Return on capital employed (ROCE)[2] amounted to 10.5% at December 31, 2009, versus 14.1% a year earlier.

  1. Funds from operations before non-recurring items corresponds to cash flow from operating activities before non-recurring items and changes in working capital requirement. The ratio of funds from operations before non-recurring items to adjusted net debt is calculated according to a method used by the main rating agencies, with net debt adjusted for the 8% discounting of future minimum lease payments and funds from operations adjusted for interest expense on these payments.
  2. Corresponding to EBITDA expressed as a percentage of fixed assets at cost plus working capital

Sustained deployment of the asset-right strategy in a depressed real estate market

A total of 216 hotels were restructured in 2009, leading to a EUR360 million reduction in adjusted net debt over the year.

In particular, 157 hotelF1 properties representing 12,174 rooms were sold and leased back in the second half, a major transaction that enabled Accor to reduce its adjusted net debt by EUR214 million in 2009.

As of December 31, 2009, 60% of the rooms in the hotel base were held under variable-rent leases, management contracts or franchise agreements.

In February 2010, the Group announced the further sale of five hotels, comprising more than 1,100 rooms in four European countries. Undertaken with the Invesco Real Estate hotel investment fund, the transaction covered the sale and variable leaseback of two Novotel and two Mercure units and the sale and management-back of one Pullman property. The EUR154 million disposal will have a EUR93 million impact on adjusted net debt in 2010.

A dynamic hotel expansion drive, aligned with new market realities

To optimize earnings, Accor is focusing its expansion capital expenditure on the Economy Hotels outside the US segment and emphasizing asset-light operating structures in the Upscale and Midscale segment.

Of the more than 27,300 new rooms opened in 2009, for example, more than 80% were in the Economy and Midscale segments and 81% concerned asset-light ownership structures based on variable-rent leases, management contracts or franchise agreements. Most of the rooms were opened in high potential regions, such as Asia (35%) and Europe (32%).
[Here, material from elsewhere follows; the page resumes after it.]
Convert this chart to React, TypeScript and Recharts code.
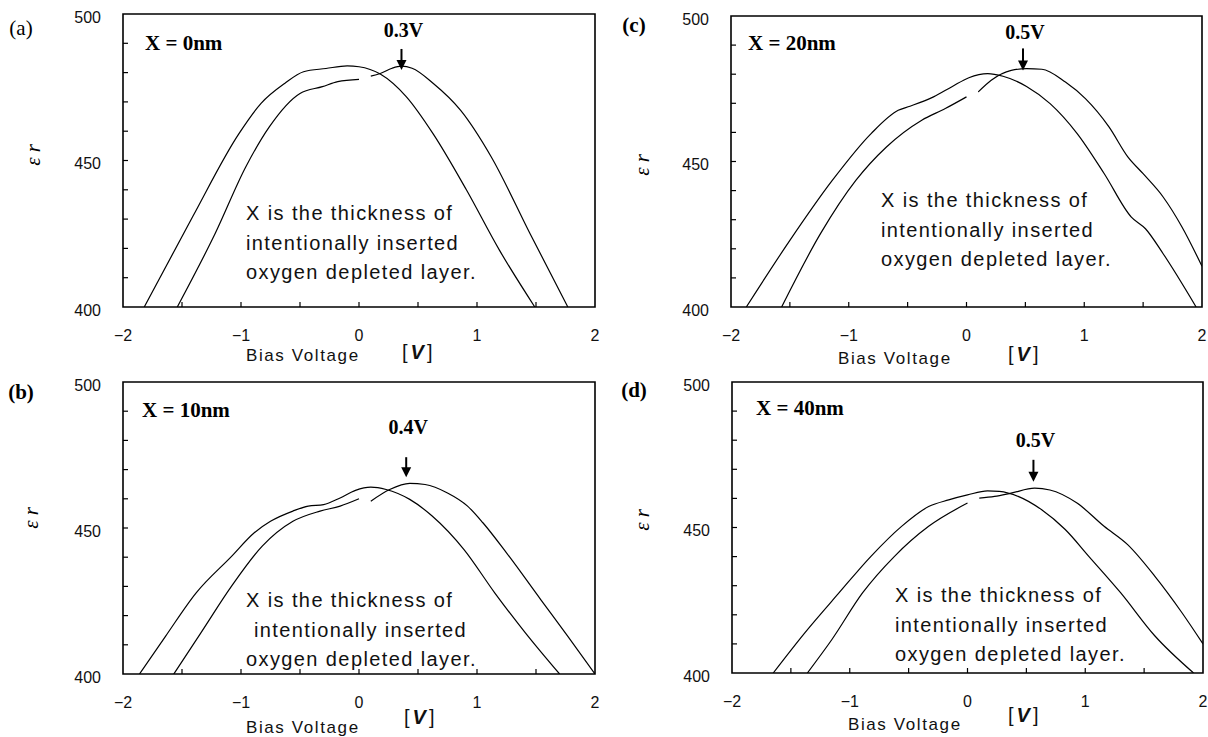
import React from 'react';
import { LineChart, Line, XAxis, YAxis, ReferenceArea, ReferenceDot } from 'recharts';

type Pt = [number, number];

const xTicks = [-2, -1.5, -1, -0.5, 0, 0.5, 1, 1.5, 2];
const yTicks = [400, 410, 420, 430, 440, 450, 460, 470, 480, 490, 500];

// (a) X = 0nm
const aLeftPeak: Pt[] = [
    [-1.82, 400], [-1.41, 430.8], [-1.02, 459], [-0.83, 469.5], [-0.63, 476.3], [-0.47, 480.3],
    [-0.28, 481.4], [-0.1, 482.3], [0, 482], [0.18, 479.5], [0.4, 471.8], [0.63, 459],
    [0.91, 440], [1.19, 419.4], [1.49, 400],
];
const aRightPeakNeg: Pt[] = [
    [-1.54, 400], [-1.22, 425], [-0.96, 447.8], [-0.76, 461.5], [-0.5, 472.9], [-0.31, 475.2],
    [-0.18, 476.9], [0, 477.7],
];
const aRightPeakPos: Pt[] = [
    [0.1, 478.8], [0.18, 479.7], [0.28, 481.5], [0.36, 482.2], [0.45, 481.5], [0.63, 476.3],
    [0.86, 467.2], [1.12, 451.3], [1.45, 425], [1.77, 400],
];

// (b) X = 10nm
const bLeftPeak: Pt[] = [
    [-1.86, 400], [-1.64, 412.9], [-1.38, 427.8], [-1.08, 440.3], [-0.89, 448.3], [-0.75, 452.3],
    [-0.56, 455.8], [-0.43, 457.5], [-0.3, 458], [-0.16, 460.3], [-0.03, 462.9], [0.1, 464],
    [0.23, 463.2], [0.43, 459.8], [0.62, 454.1], [0.89, 442.6], [1.15, 427.8], [1.41, 414.1],
    [1.7, 400],
];
const bRightPeakNeg: Pt[] = [
    [-1.57, 400], [-1.34, 414.1], [-1.08, 430.1], [-0.82, 443.8], [-0.56, 452.3], [-0.33, 455.8],
    [-0.16, 457.5], [0, 460],
];
const bRightPeakPos: Pt[] = [
    [0.1, 459.2], [0.26, 463.2], [0.43, 465.3], [0.56, 464.9], [0.75, 462], [0.92, 457.5],
    [1.05, 451.8], [1.25, 441.5], [1.54, 425.5], [1.77, 412.9], [2, 400],
];

// (c) X = 20nm
const cLeftPeak: Pt[] = [
    [-1.87, 400], [-1.5, 422.9], [-1.14, 443.5], [-0.81, 459.6], [-0.58, 467.6], [-0.48, 469],
    [-0.28, 472.2], [-0.12, 475.8], [0.02, 478.8], [0.18, 480.2], [0.31, 479.3], [0.51, 475.8],
    [0.71, 469.9], [0.94, 459.6], [1.17, 445.8], [1.4, 430.9], [1.52, 426.9], [1.67, 418.3],
    [1.95, 400],
];
const cRightPeakNeg: Pt[] = [
    [-1.57, 400], [-1.24, 425.2], [-0.94, 443.5], [-0.68, 455], [-0.38, 464.2], [-0.18, 468.2],
    [0, 472.2],
];
const cRightPeakPos: Pt[] = [
    [0.1, 473.9], [0.21, 477.9], [0.38, 481.3], [0.51, 481.9], [0.64, 481.7], [0.84, 477.3],
    [1.01, 471.6], [1.21, 461.9], [1.37, 451.6], [1.5, 445.8], [1.67, 437.8], [1.83, 427.5],
    [2, 414],
];

// (d) X = 40nm
const dLeftPeak: Pt[] = [
    [-1.65, 400], [-1.38, 413.9], [-1.09, 427.6], [-0.82, 440.1], [-0.56, 450.4], [-0.33, 457.2],
    [-0.16, 459.5], [0, 461.2], [0.17, 462.6], [0.27, 462.4], [0.43, 460.7], [0.63, 456.1],
    [0.83, 449.3], [1.03, 440.1], [1.3, 427.6], [1.59, 412.8], [1.92, 400],
];
const dRightPeakNeg: Pt[] = [
    [-1.36, 400], [-1.15, 411.6], [-0.89, 427.6], [-0.62, 440.1], [-0.33, 450.4], [0, 458.4],
];
const dRightPeakPos: Pt[] = [
    [0.1, 460.1], [0.23, 460.7], [0.37, 461.8], [0.57, 463.5], [0.7, 462.9], [0.93, 458.4],
    [1.16, 450.4], [1.36, 444.1], [1.59, 433.3], [1.82, 420.8], [2, 410],
];

// peak markers: bias where the arrow points, and the permittivity at the arrow tip
const peakLabels = ['0.3V', '0.4V', '0.5V', '0.5V'];
const peakBias = [0.36, 0.4, 0.48, 0.56];
const peakTip = [480.9, 467.4, 481.3, 465.7];

const thicknessLabels = ['X = 0nm', 'X = 10nm', 'X = 20nm', 'X = 40nm'];
const noteLines = ['X is the thickness of', 'intentionally inserted', 'oxygen depleted layer.'];

const W = 604;
const H = 368;
const Y_AXIS_W = 60;
const X_AXIS_H = 50;

const SANS = '"Liberation Sans", Arial, sans-serif';
const SERIF = '"Liberation Serif", "Times New Roman", serif';

const toRows = (pts: Pt[]) => pts.map(([v, er]) => ({ v, er }));
const fmt = (v: number) => (v < 0 ? `\u2212${Math.abs(v)}` : `${v}`);

interface PanelProps {
    left: number;
    top: number;
    plot: { l: number; t: number; r: number; b: number };
    letter: string;
    letterBold: boolean;
    letterAt: [number, number];
    epsAt: [number, number];
    biasAt: [number, number];
    unitAt: [number, number];
    curves: Pt[][];
    idx: number;
    labelAt: [number, number];
    noteAt: [number, number];
    noteIndent: number[];
    peakGap: number;
    arrowLen: number;
}

const Panel: React.FC<PanelProps> = (p) => {
    const { plot } = p;

    const xTick = (props: any) => {
        const { x, payload } = props;
        const v = payload.value as number;
        return (
            <g>
                {Number.isInteger(v) && (
                    <text x={x} y={plot.b + 28} textAnchor="middle" dominantBaseline="central"
                        fontFamily={SANS} fontSize={16} fill="#111">
                        {fmt(v)}
                    </text>
                )}
            </g>
        );
    };

    const yTick = (props: any) => {
        const { y, payload } = props;
        const v = payload.value as number;
        return (
            <g>
                {v % 50 === 0 && (
                    <text x={plot.l - 22} y={y + 3} textAnchor="end" dominantBaseline="central"
                        fontFamily={SANS} fontSize={16} fill="#111">
                        {v}
                    </text>
                )}
            </g>
        );
    };

    // inward tick marks drawn at data positions, so they sit on top of the frame
    const xMark = (props: any) => {
        const { cx } = props;
        return <line x1={cx} x2={cx} y1={plot.b} y2={plot.b - 5} stroke="#000" strokeWidth={1.2} />;
    };
    const yMark = (props: any) => {
        const { cy } = props;
        return <line x1={plot.l} x2={plot.l + 5} y1={cy} y2={cy} stroke="#000" strokeWidth={1.2} />;
    };

    const arrow = (props: any) => {
        const { cx, cy } = props;
        return (
            <g>
                <line x1={cx} x2={cx} y1={cy - p.arrowLen} y2={cy - 8} stroke="#000" strokeWidth={2} />
                <path d={`M${cx - 5},${cy - 10} L${cx + 5},${cy - 10} L${cx},${cy} Z`} fill="#000" />
                <text x={cx + 2} y={cy - p.peakGap} textAnchor="middle" dominantBaseline="central"
                    fontFamily={SERIF} fontWeight="bold" fontSize={20} fill="#000">
                    {peakLabels[p.idx]}
                </text>
            </g>
        );
    };

    return (
        <div style={{ position: 'absolute', left: p.left, top: p.top, width: W, height: H }}>
            <LineChart
                width={W}
                height={H}
                margin={{ top: plot.t, right: W - plot.r, bottom: H - plot.b - X_AXIS_H, left: plot.l - Y_AXIS_W }}
            >
                <XAxis
                    type="number"
                    dataKey="v"
                    domain={[-2, 2]}
                    ticks={xTicks}
                    interval={0}
                    allowDataOverflow
                    axisLine={false}
                    tickLine={false}
                    tick={xTick}
                    height={X_AXIS_H}
                />
                <YAxis
                    type="number"
                    domain={[400, 500]}
                    ticks={yTicks}
                    interval={0}
                    allowDataOverflow
                    axisLine={false}
                    tickLine={false}
                    tick={yTick}
                    width={Y_AXIS_W}
                />
                <ReferenceArea x1={-2} x2={2} y1={400} y2={500} fill="none" stroke="#000" strokeWidth={1.6} />
                {xTicks.slice(1, -1).map((t) => (
                    <ReferenceDot key={`x${t}`} x={t} y={400} shape={xMark} />
                ))}
                {yTicks.slice(1, -1).map((t) => (
                    <ReferenceDot key={`y${t}`} x={-2} y={t} shape={yMark} />
                ))}
                {p.curves.map((c, i) => (
                    <Line
                        key={i}
                        data={toRows(c)}
                        dataKey="er"
                        type="monotone"
                        stroke="#000"
                        strokeWidth={1.2}
                        dot={false}
                        activeDot={false}
                        isAnimationActive={false}
                    />
                ))}
                <ReferenceDot x={peakBias[p.idx]} y={peakTip[p.idx]} shape={arrow} />
            </LineChart>

            <svg width={W} height={H} style={{ position: 'absolute', left: 0, top: 0, pointerEvents: 'none' }}>
                <text x={p.letterAt[0]} y={p.letterAt[1]} textAnchor="middle" dominantBaseline="central"
                    fontFamily={SERIF} fontSize={21} fontWeight={p.letterBold ? 'bold' : 'normal'} fill="#000">
                    {p.letter}
                </text>
                <text
                    x={p.epsAt[0]} y={p.epsAt[1]}
                    transform={`rotate(-90 ${p.epsAt[0]} ${p.epsAt[1]})`}
                    textAnchor="middle" dominantBaseline="central"
                    fontFamily={SERIF} fontStyle="italic" fontSize={21} fill="#000"
                >
                    ε r
                </text>
                <text x={p.biasAt[0]} y={p.biasAt[1] + 2} dominantBaseline="central"
                    fontFamily={SANS} fontSize={17} letterSpacing={1.6} fill="#111">
                    Bias Voltage
                </text>
                <text x={p.unitAt[0]} y={p.unitAt[1]} dominantBaseline="central"
                    fontFamily={SANS} fontSize={20} fill="#111">
                    [<tspan dx={3} fontWeight="bold" fontStyle="italic">V</tspan><tspan dx={3}>]</tspan>
                </text>
                <text x={p.labelAt[0]} y={p.labelAt[1]} dominantBaseline="central"
                    fontFamily={SERIF} fontWeight="bold" fontSize={21} fill="#000">
                    {thicknessLabels[p.idx]}
                </text>
                {noteLines.map((line, i) => (
                    <text key={i} x={p.noteAt[0] + p.noteIndent[i]} y={p.noteAt[1] + i * 29.5}
                        dominantBaseline="central" fontFamily={SANS} fontSize={20} letterSpacing={1.4} fill="#111">
                        {line}
                    </text>
                ))}
            </svg>
        </div>
    );
};

export default function App() {
    return (
        <div style={{ position: 'absolute', left: 0, top: 0, width: 1208, height: 737, background: '#fff' }}>
            <Panel
                left={0} top={0} idx={0}
                plot={{ l: 123, t: 14, r: 595, b: 307 }}
                letter="(a)" letterBold={false} letterAt={[21, 28]}
                epsAt={[33, 155]} biasAt={[246, 353]} unitAt={[402, 352]}
                curves={[aLeftPeak, aRightPeakNeg, aRightPeakPos]}
                labelAt={[145, 43]} noteAt={[246, 213]} noteIndent={[0, 0, 0]}
                peakGap={40} arrowLen={21}
            />
            <Panel
                left={604} top={0} idx={2}
                plot={{ l: 127, t: 16, r: 598, b: 307 }}
                letter="(c)" letterBold letterAt={[30, 25]}
                epsAt={[38, 165]} biasAt={[234, 356]} unitAt={[404, 354]}
                curves={[cLeftPeak, cRightPeakNeg, cRightPeakPos]}
                labelAt={[144, 43]} noteAt={[277, 200]} noteIndent={[0, 0, 0]}
                peakGap={38} arrowLen={22}
            />
            <Panel
                left={0} top={368} idx={1}
                plot={{ l: 123, t: 14, r: 595, b: 306 }}
                letter="(b)" letterBold letterAt={[21, 24]}
                epsAt={[31, 150]} biasAt={[246, 357]} unitAt={[404, 349]}
                curves={[bLeftPeak, bRightPeakNeg, bRightPeakPos]}
                labelAt={[142, 42]} noteAt={[246, 232]} noteIndent={[0, 8, 0]}
                peakGap={50} arrowLen={20}
            />
            <Panel
                left={604} top={368} idx={3}
                plot={{ l: 128, t: 14, r: 599, b: 305 }}
                letter="(d)" letterBold letterAt={[30, 22]}
                epsAt={[38, 152]} biasAt={[244, 354]} unitAt={[404, 347]}
                curves={[dLeftPeak, dRightPeakNeg, dRightPeakPos]}
                labelAt={[152, 40]} noteAt={[291, 227]} noteIndent={[0, 0, 0]}
                peakGap={42} arrowLen={22}
            />
        </div>
    );
}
As of December 31, 2009, there were around 103,000 rooms in the pipeline, of which half were in the Economy or Budget segments and more than 85% were held under asset-light structures.

2010 trends and outlook

- Hotels

With the exception of Economy Hotels in the US, occupancy rates continued to stabilize in January 2010, in line with the December 2009 trend. In the Upscale and Midscale segment in Europe, occupancy rate rose 0.3 points over the month, compared with an increase of 0.4 points in December and a decline of 2.8 points in November. In Economy Hotels in Europe, the rate was down 2.2 points in January, versus declines of 1.6 points in December and 5.2 points in November. Average room rates generally stabilize three to nine months after occupancy rates.

- Prepaid Services

The sustained rise in unemployment, particularly in Europe, is expected to further impact growth in operating revenue, notably in the first half. The environment should be more favorable in emerging markets, where the increase in people in work is expected to drive stronger revenue growth.

Financial revenue, on the other hand, will continue to be held back by declining interest rates in the first half, before stabilizing in the second half.

Upcoming events

  • April 20: First-quarter revenue
  • June 29: Extraordinary Shareholders' Meeting

Accor, a major global group and the European leader in hotels, as well as the global leader in services to corporate clients and public institutions, operates in nearly 100 countries with 150,000 employees. It offers to its clients over 40 years of expertise in two core businesses:

  • Hotels, with the Sofitel, Pullman, MGallery, Novotel, Mercure, Suitehotel, Adagio, ibis, all seasons, Etap Hotel, Formule 1, hotelF1 and Motel 6 brands, representing 4,100 hotels and nearly 500,000 rooms in 90 countries, as well as strategically related activities, Thalassa sea&spa, Lenotre, CWL.
  • Services, with 33 million people in 40 countries benefiting from Accor Services products in employee and constituent benefits, rewards and incentives, and expense management.